Axios compiled a comprehensive list of all the things President Trump has called “fake news” since then. Most recently, on Monday morning, Trump took a shot at Hillary Clinton’s daughter Chelsea and made claims about the “fake news” on Twitter.

In the shadow of Trump, several conservative politicians around the country are also crying “fake news” if they see an article with which they disagree. In late May, Bevin took to Twitter to personally attack a journalist who was reporting on an ethics complaint against the governor over the low purchase price of his mansion in Anchorage, a suburb of Louisville. The editor of Louisville’s The Courier Journal said that Bevin’s claims were “untruthful and absurd.”

Then came Bevin’s “fake news” video, which has 94,000 views, nearly 2,000 reactions, and a string of almost 800 comments from people rooting for Bevin and damning the media, as well as critics calling him a liar, posting vomit emojis, and calling him “baby Trump.”

For months, Attorney General Morrisey, who announced this week that he is running for U.S. Senate in 2018, has also been crying foul on media coverage of him and his policies. In March, he posted on Facebook claiming there are fake news outlets in West Virginia: “It’s important for residents in our state to know the difference between those who try to be fair and those who will sell their soul to ‘create’ news,” he wrote.

Then, in mid-June, he used a Facebook post to discredit The Charleston Gazette-Mail. The post got 1,000 reactions and hundreds of shares, but most comments were pushing back on Morrisey, who didn’t give any particular reason why he was lashing out at the newspaper.

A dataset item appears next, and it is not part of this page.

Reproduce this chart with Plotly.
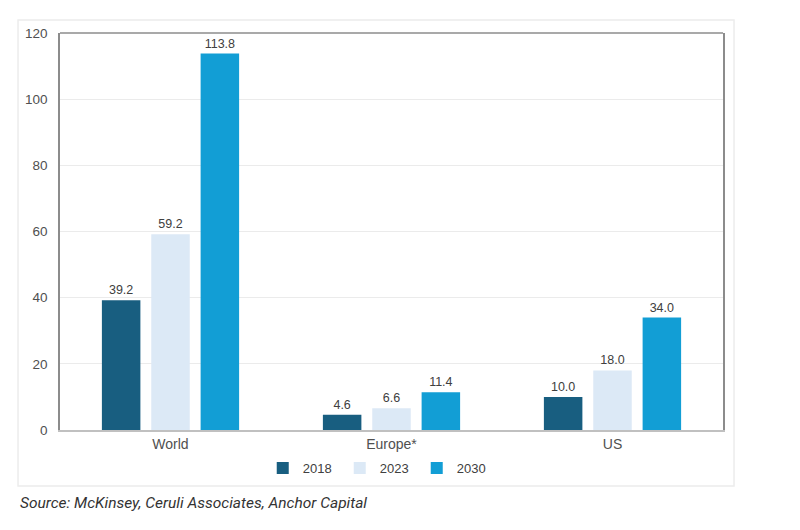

That same day, he also seemingly tweeted about the paper without naming it in a post that looked similar to Trump’s many tweets about “fake news.”

Neither Bevin nor Morrisey’s office responded to a request for comment on these claims.

This rhetoric has led right-wing groups across the region to perpetuate the idea to the conservative voter base that mainstream media is reporting false information. For instance, the Kentucky Conservatives, an active Facebook group that campaigns for conservative politicians across Kentucky, posted this month about a stat that Trump tweeted and compared it to a New York Times article: “The New York Times is helping us all understand why the news industry is in trouble. #FakeNews.”

Dylan Gorski, who runs the Facebook page, said it was the first time he’s used the phrase on social media. “I’m not a big fan of the term, but I get what it’s aiming at,” he said, noting that it grabs people’s attention online. Gorski has long had problems with national and Kentucky media, which he claims have liberal bias and are “out to get” politicians like Bevin.

Gorski, who is based in Lexington, Kentucky, is a staunch conservative. But he said he’s just as frustrated with right-wing media like Fox News. That’s why he’s a fan of Bevin’s videos, which he said are “very effective,” since they “go around the media” to get the information out.

Trust in the media in general is at an all-time low. According to a 2016 Gallup poll, public trust has fallen to its lowest point since 1972. In particular, Republicans’ confidence in the media dropped from 32 percent in 2015 to 16 percent in 2016. Those low numbers gave way to a space for conspiracy theories and partisan news sites that sometimes spread misinformation. Tackling that is difficult, however.

“When it comes to fake news, we found very few demographic differences,” said Michael Barthel, research associate at Pew Research Center. “The sense that fake news causes confusion crosses party and demographic lines.”

Pew Research estimates that 42 percent of U.S. adults said social networking sites and search engines had a great deal of responsibility for preventing completely made-up news from gaining attention. However, Barthel said, roughly the same portion said a great deal of responsibility laid with the public and with government and politicians as well.

“So when it comes to how to prevent the spread of fake news,” he added, “many Americans expect social networking sites, politicians and the public itself to do their share.”

That becomes even more complicated in rural areas like Appalachia, where there are consistently lower levels of technology adoption and people are more likely to rely on traditional forms of media like television and newspapers, which have less public trust. Facebook, which is a primary way fake news stories and conspiracy theories are spread, also has high adoption rates in rural areas: 65 percent of adults in rural areas use it compared to 19 percent that use Twitter, according to Pew.

Some media experts have suggested news literacy education courses could be offered at cooperative extension offices, which play big roles in rural communities, or local news stations could host news literacy training. Vince Stehle, executive director of Media Impact Funders, also said that public broadcasting can fill the gap in rural areas.

“The radio can reach into hollows where there still is a digital divide,” he said.

The “fake news” claims are important to address, but he said strong journalism — whether it’s local, regional, or national — is the main way to combat it.

“The extent and the chorus of politicians who are singing from the same hymnal on fake news is something we haven’t seen before,” Stehle said, “but the fact they are complaining about coverage is as old as time.”